Perjuangannya menempuh pendidikan tak berhenti sampai di situ. Saat berangkat kuliah ke Jayapura, ia tidak dibiayai orangtua.
Demi bertahan hidup, Bahlil pun bekerja serabutan demi mendapat pundi-pundi uang untuk membayar uang kuliah. Ia sempat berjualan koran bahkan menjadi buruh bangunan. Bahlil juga membuka jasa membuat makalah semasa kuliah. Satu makalah yang ditulisnya dihargai Rp10.000.
"Jadi kalau ditanya kapan masa sulit, ya dari usia saya 0 sampai 26 tahun ya itu sulit," tuturnya.
Bertahun-tahun dalam kondisi himpitan ekonomi membuatnya tersadar. Bahlil tak ingin selamanya menghadapi situasi sulit ini.
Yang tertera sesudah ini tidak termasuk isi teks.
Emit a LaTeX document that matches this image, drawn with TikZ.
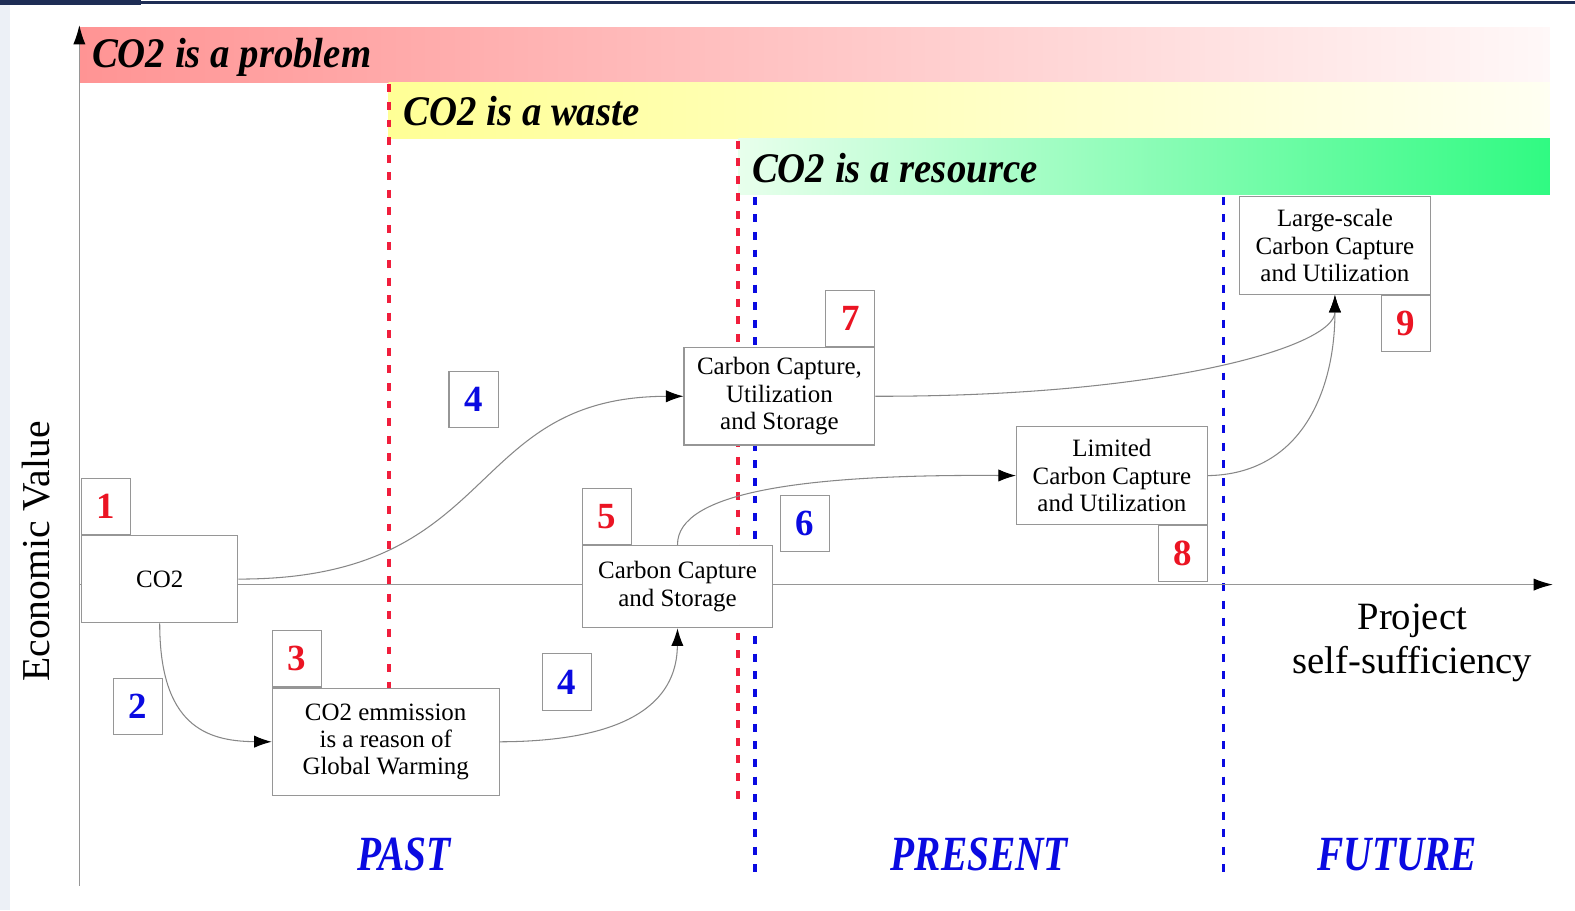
\documentclass[tikz,border=0pt]{standalone}
\usepackage{fontspec}
\setmainfont{Liberation Serif}
\usetikzlibrary{arrows.meta,positioning}
\definecolor{boxgray}{RGB}{150,150,150}
\definecolor{linegray}{RGB}{135,135,135}
\definecolor{numred}{RGB}{235,20,35}
\definecolor{numblue}{RGB}{10,10,225}
\definecolor{dashred}{RGB}{240,30,60}
\definecolor{navybar}{RGB}{30,45,85}
\definecolor{sidegray}{RGB}{236,240,246}
\begin{document}
\begin{tikzpicture}[x=0.02009cm, y=-0.02009cm,
  stagebox/.style={rectangle, draw=boxgray, fill=white, line width=0.6pt, align=center,
    font=\fontsize{14.2}{15.5}\selectfont, minimum width=3.82cm, minimum height=1.95cm, inner sep=2pt},
  numbox/.style={rectangle, draw=boxgray, fill=white, line width=0.6pt,
    minimum width=0.985cm, minimum height=1.125cm, font=\fontsize{21}{21}\selectfont\bfseries},
  flow/.style={draw=linegray, line width=0.6pt, -{Latex[length=10pt,width=7pt,color=black]}},
  axisline/.style={draw=boxgray, line width=0.7pt, -{Latex[length=11pt,width=7pt,color=black]}},
  bannertext/.style={anchor=west, font=\fontsize{24}{24}\selectfont\bfseries\itshape, xscale=0.92},
  phasetext/.style={text=numblue, font=\fontsize{28}{28}\selectfont\bfseries\itshape, xscale=0.8},
  reddash/.style={draw=dashred, line width=2.2pt, dash pattern=on 4.5pt off 5.5pt},
  bluedash/.style={draw=numblue, line width=2.2pt, dash pattern=on 4.5pt off 5.5pt}]
  \useasboundingbox (0,0) rectangle (1568,906);
  % Page frame
  \fill[sidegray] (0,5) rectangle (10,906);
  \fill[navybar] (0,0) rectangle (140,5);
  \fill[navybar] (140,1) rectangle (1568,4);
  % Banners
  \shade[left color={rgb,255:red,255;green,148;blue,148}, right color={rgb,255:red,255;green,248;blue,248}] (79,27) rectangle (1543,82);
  \shade[left color={rgb,255:red,255;green,255;blue,150}, right color={rgb,255:red,255;green,255;blue,242}] (387,82) rectangle (1543,138);
  \shade[left color={rgb,255:red,232;green,255;blue,236}, right color={rgb,255:red,48;green,250;blue,130}] (735,138) rectangle (1543,194);
  \node (problem) [bannertext] at (86,57) {CO2 is a problem};
  \node (waste) [bannertext] at (396,111) {CO2 is a waste};
  \node (resource) [bannertext] at (743,167) {CO2 is a resource};
  % Dashed lines
  \draw[reddash] (387,84) -- (387,797);
  \draw[reddash] (735,140) -- (735,800);
  \draw[bluedash] (752,196) -- (752,878);
  \draw[bluedash] (1218,196) -- (1218,878);
  % Axes
  \coordinate (ybot) at (79,882);
  \coordinate (ytop) at (79,25);
  \coordinate (origin) at (79,582);
  \coordinate (xend) at (1546,582);
  \draw[axisline] (ybot) -- (ytop);
  \draw[axisline] (origin) -- (xend);
  \node (yname) [rotate=90, font=\fontsize{22.5}{22.5}\selectfont] at (36,549) {Economic Value};
  \node (xname) [align=center, font=\fontsize{22}{25}\selectfont] at (1406,640) {Project\\self-sufficiency};
  % Stages
  \node (co2) [stagebox, minimum width=3.13cm, minimum height=1.75cm] at (159,576.5) {CO2};
  \node (emis) [stagebox, minimum width=4.54cm, minimum height=2.15cm] at (384,738.5) {CO2 emmission\\is a reason of\\Global Warming};
  \node (ccs) [stagebox, minimum width=3.8cm, minimum height=1.65cm] at (674.5,584) {Carbon Capture\\and Storage};
  \node (ccus) [stagebox] at (776,394.5) {Carbon Capture,\\Utilization\\and Storage};
  \node (lccu) [stagebox] at (1107,473.5) {Limited\\Carbon Capture\\and Utilization};
  \node (lsccu) [stagebox] at (1329,244.5) {Large-scale\\Carbon Capture\\and Utilization};
  % Numbers
  \node (n1) [numbox, text=numred, anchor=south west] at (co2.north west) {1};
  \node (n2) [numbox, text=numblue] at (137.5,703.5) {2};
  \node (n3) [numbox, text=numred, anchor=south west] at (emis.north west) {3};
  \node (n4a) [numbox, text=numblue] at (471.5,398) {4};
  \node (n4b) [numbox, text=numblue] at (564.5,679) {4};
  \node (n5) [numbox, text=numred, anchor=south west] at (ccs.north west) {5};
  \node (n6) [numbox, text=numblue] at (801.5,521) {6};
  \node (n7) [numbox, text=numred, anchor=south east] at (ccus.north east) {7};
  \node (n8) [numbox, text=numred, anchor=north east] at (lccu.south east) {8};
  \node (n9) [numbox, text=numred, anchor=north east] at (lsccu.south east) {9};
  % Arrows
  \draw[flow] (co2.east) .. controls (500,577) and (460,395) .. (ccus.west);
  \draw[flow] (co2.south) .. controls (159,722) and (205,738) .. (emis.west);
  \draw[flow] (emis.east) .. controls (640,738) and (674,690) .. (ccs.south);
  \draw[flow] (ccs.north) .. controls (674,490) and (800,472) .. (lccu.west);
  \draw[flow] (ccus.east) .. controls (1160,395) and (1329,345) .. (lsccu.south);
  \draw[flow] (lccu.east) .. controls (1295,472) and (1329,390) .. (lsccu.south);
  % Phases
  \node (past) [phasetext] at (402,851) {PAST};
  \node (present) [phasetext] at (975,851) {PRESENT};
  \node (future) [phasetext] at (1391,851) {FUTURE};
\end{tikzpicture}
\end{document}
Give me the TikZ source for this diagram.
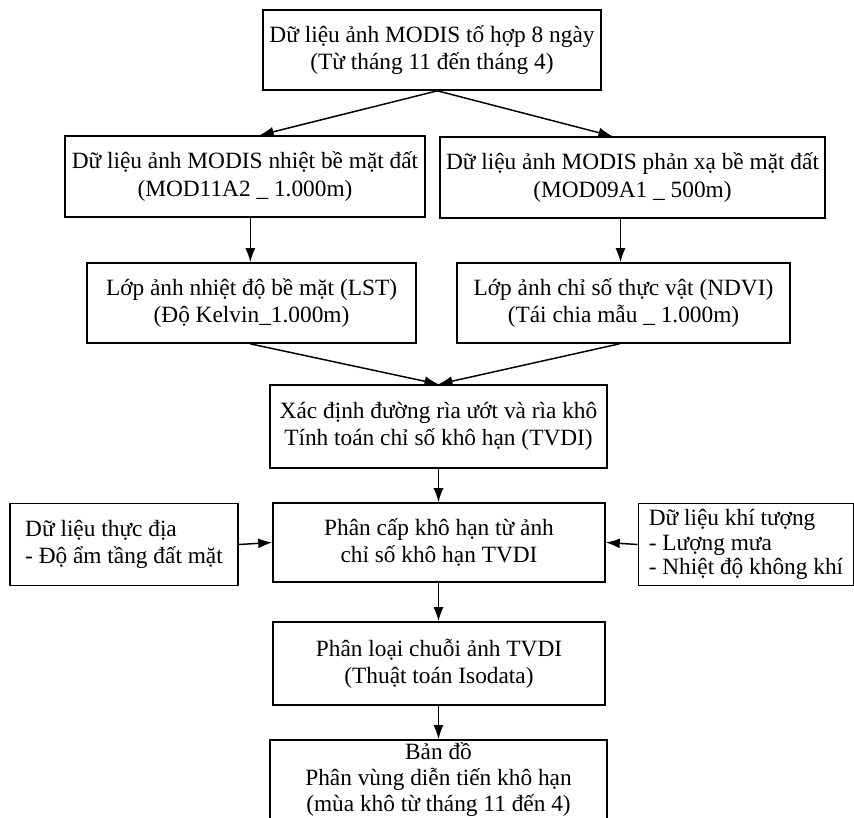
\documentclass[tikz,border=0pt]{standalone}
\usepackage{fontspec}
\setmainfont{Liberation Serif}
\usetikzlibrary{arrows.meta}

\tikzset{
  box/.style={draw, rectangle, line width=1.2pt, inner sep=2pt, align=center,
    font=\fontsize{17.5}{20.5}\selectfont},
  arr/.style={-{Latex[length=10.5pt,width=7.5pt]}, line width=1.1pt},
}

\begin{document}
\begin{tikzpicture}[x=0.75pt,y=-0.75pt]
\clip (0,0) rectangle (854,818);

% main column
\node[box, minimum width=253.5pt, minimum height=60pt] (modis) at (432,50)
  {Dữ liệu ảnh MODIS tố hợp 8 ngày\\(Từ tháng 11 đến tháng 4)};
\node[box, minimum width=270pt, minimum height=60.75pt] (lstsrc) at (245,176.5)
  {Dữ liệu ảnh MODIS nhiệt bề mặt đất\\(MOD11A2 \_ 1.000m)};
\node[box, minimum width=288.75pt, minimum height=60.75pt] (refsrc) at (632.5,177.5)
  {Dữ liệu ảnh MODIS phản xạ bề mặt đất\\(MOD09A1 \_ 500m)};
\node[box, minimum width=246.75pt, minimum height=60pt] (lst) at (251.5,303)
  {Lớp ảnh nhiệt độ bề mặt (LST)\\(Độ Kelvin\_1.000m)};
\node[box, minimum width=249.75pt, minimum height=60pt] (ndvi) at (623.5,303)
  {Lớp ảnh chỉ số thực vật (NDVI)\\(Tái chia mẫu \_ 1.000m)};
\node[box, minimum width=252.75pt, minimum height=62.25pt] (tvdi) at (438.5,426.5)
  {Xác định đường rìa ướt và rìa khô\\Tính toán chỉ số khô hạn (TVDI)};
\node[box, minimum width=249pt, minimum height=59.25pt] (grade) at (439,542.5)
  {Phân cấp khô hạn từ ảnh\\chỉ số khô hạn TVDI};
\node[box, minimum width=249pt, minimum height=62.25pt] (isodata) at (439,663.5)
  {Phân loại chuỗi ảnh TVDI\\(Thuật toán Isodata)};
\node[box, minimum width=252.75pt, minimum height=60pt,
  font=\fontsize{17.5}{19.5}\selectfont] (map) at (438.5,780)
  {Bản đồ\\Phân vùng diễn tiến khô hạn\\(mùa khô từ tháng 11 đến 4)};

% side inputs
\node[box, align=left, minimum width=171pt, minimum height=61.5pt] (field) at (124,544.5)
  {Dữ liệu thực địa\\- Độ ẩm tầng đất mặt};
\node[box, align=left, minimum width=161.25pt, minimum height=61.5pt,
  font=\fontsize{17.5}{18.5}\selectfont] (meteo) at (746,544.5)
  {Dữ liệu khí tượng\\- Lượng mưa\\- Nhiệt độ không khí};

% arrows
\coordinate (fork) at ([xshift=4pt]modis.south);
\coordinate (lsrcout) at ([xshift=4pt]lstsrc.south);
\coordinate (rsrcout) at ([xshift=-9pt]refsrc.south);
\draw[arr] (fork) -- ([xshift=11pt]lstsrc.north);
\draw[arr] (fork) -- ([xshift=-15pt]refsrc.north);
\draw[arr] (lsrcout) -- (lsrcout |- lst.north);
\draw[arr] (rsrcout) -- (rsrcout |- ndvi.north);
\draw[arr] ([xshift=-1pt]lst.south) -- (tvdi.north);
\draw[arr] ([xshift=-3pt]ndvi.south) -- (tvdi.north);
\draw[arr] (tvdi.south) -- (tvdi.south |- grade.north);
\draw[arr] (field.east) -- (grade.west);
\draw[arr] (meteo.west) -- (grade.east);
\draw[arr] (tvdi.south |- grade.south) -- (tvdi.south |- isodata.north);
\draw[arr] (tvdi.south |- isodata.south) -- (tvdi.south |- map.north);
\end{tikzpicture}
\end{document}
Bekerja sebagai karyawan setamat kuliah tak kehidupannya lebih baik.
"Saya di semester 7 atau 8 itu sudah berpikir, 'Saya nggak mungkin begini terus. Kalau jadi karyawan kapan mengakhiri penderitaan ini'," batinnya saat itu.
Setelah menjadi karyawan, ia sempat menjadi direktur salah satu perusahaan konsultan keuangan. Namun satu setengah tahun kemudian ia memutuskan resign dan merintis perusahaan sendiri.